After a while, the young bird gets very hungry and begins pecking for the crumbs. At first he makes very awkward attempts at grabbing a crumb, but he succeeds at last and swallows the rest of his breakfast. We laugh, sitting in the shade watching him, and we think his mother is laughing too, in the tree above.
Those birds that do not nurse their young with liquid food are supposed to give them water as well as food, by bringing it to them in their beaks, though we have not seen them do so. Probably the babies are fed on soft worms and fruits until they have cut their first teeth.
How can the little things eat hard seeds and bones before they have any teeth? Does it make you smile and wonder when we speak of baby birds cutting their teeth? Don't you suppose birds have teeth? Of course they have.
Every bird has a set of false teeth working out of sight. Birds never have the toothache, and they do not have to be brave and hold still while somebody pulls their teeth out. They can have a new set of teeth as often as they need them, without paying a good price to the dentist.
Look along the path and you will see these teeth, lying as thick as hail in some places. Little sharp stones, coarse gravel, and fine sand,—these are the bird's teeth. When a bird picks them up, he swallows them, and they go, without any trouble, right where they belong, down to a kind of pouch or pocket called the gizzard. This pocket is lined with very tough muscles. These muscles or rings look something like a fluting-iron or washboard, and as they move they set the teeth or little stones to rolling against the food in such a way that it is soon ground into bits, or rather into paste.
It takes a baby bird a long time to learn to pick up anything with its bill. It will peck and peck at the food without being able to touch it, as we have seen many birds do when brought up in a cage, and as the little mocking-birds do at the garden table.
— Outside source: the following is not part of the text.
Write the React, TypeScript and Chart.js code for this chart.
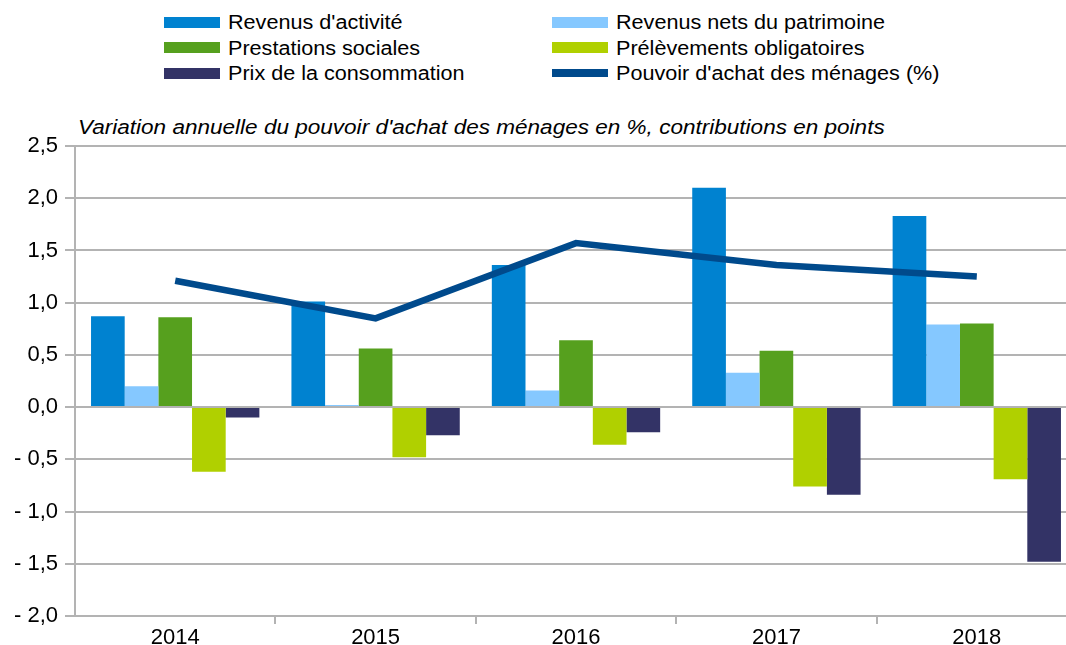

Once we had some pet orioles, and before we noticed what he was doing, one of them made his bill look like a hawk's bill, all curved or crooked. He had pecked so hard at the food on the board floor of his cage that the hard taps had bent his soft bill out of shape, and it remained so after the bird had grown up. We have seen a blue jay and a thrush and a towhee, each with his beak out of shape, twisted to one side or broken. This must have been done when they were little. Birds, like other people, must have the right start if they are to be beautiful when they are older.